How Security Affects What a Creditor Receives
Not all creditors stand on equal footing. Some hold collateral, like a mortgage on estate property or a lien on specific assets. This statute governs how those secured claims are paid during estate administration. The basic principle is straightforward: a creditor should not receive both the collateral and the full claim amount.
Payment of a secured claim is upon the basis of the amount allowed if the creditor surrenders his security, otherwise payment is upon the basis of one of the following: 1. If the creditor exhausts his security before receiving payment, unless precluded by other law, upon the amount of the claim allowed less the fair value of the security.
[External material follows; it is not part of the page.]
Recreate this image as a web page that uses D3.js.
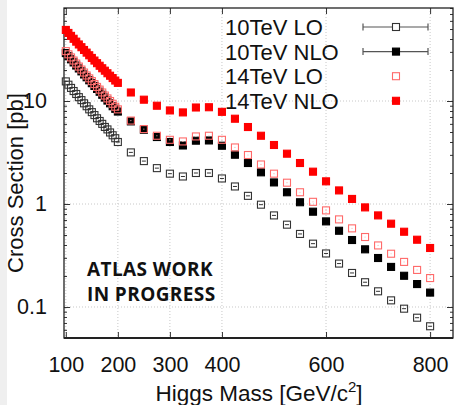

A.R.S. § 14-3809If the creditor gives up the collateral, they get paid the full allowed amount from the estate. If they keep the collateral, the estate only pays the difference between the claim and the collateral's value.
Determining the Value of Security
When the creditor retains their security but has not yet converted it to cash, the value must be determined. Arizona law provides several options: the security can be valued according to the terms of the original agreement, by mutual agreement between the creditor and the personal representative, through arbitration, by compromise, or through litigation.
This flexibility matters because collateral values can be contested. A mortgage holder and a personal representative may disagree on the fair market value of a property. The statute ensures there is a path to resolution without forcing every dispute into court. For personal representatives managing estates with secured debts, understanding this distinction helps avoid overpaying creditors and preserves more of the estate for beneficiaries.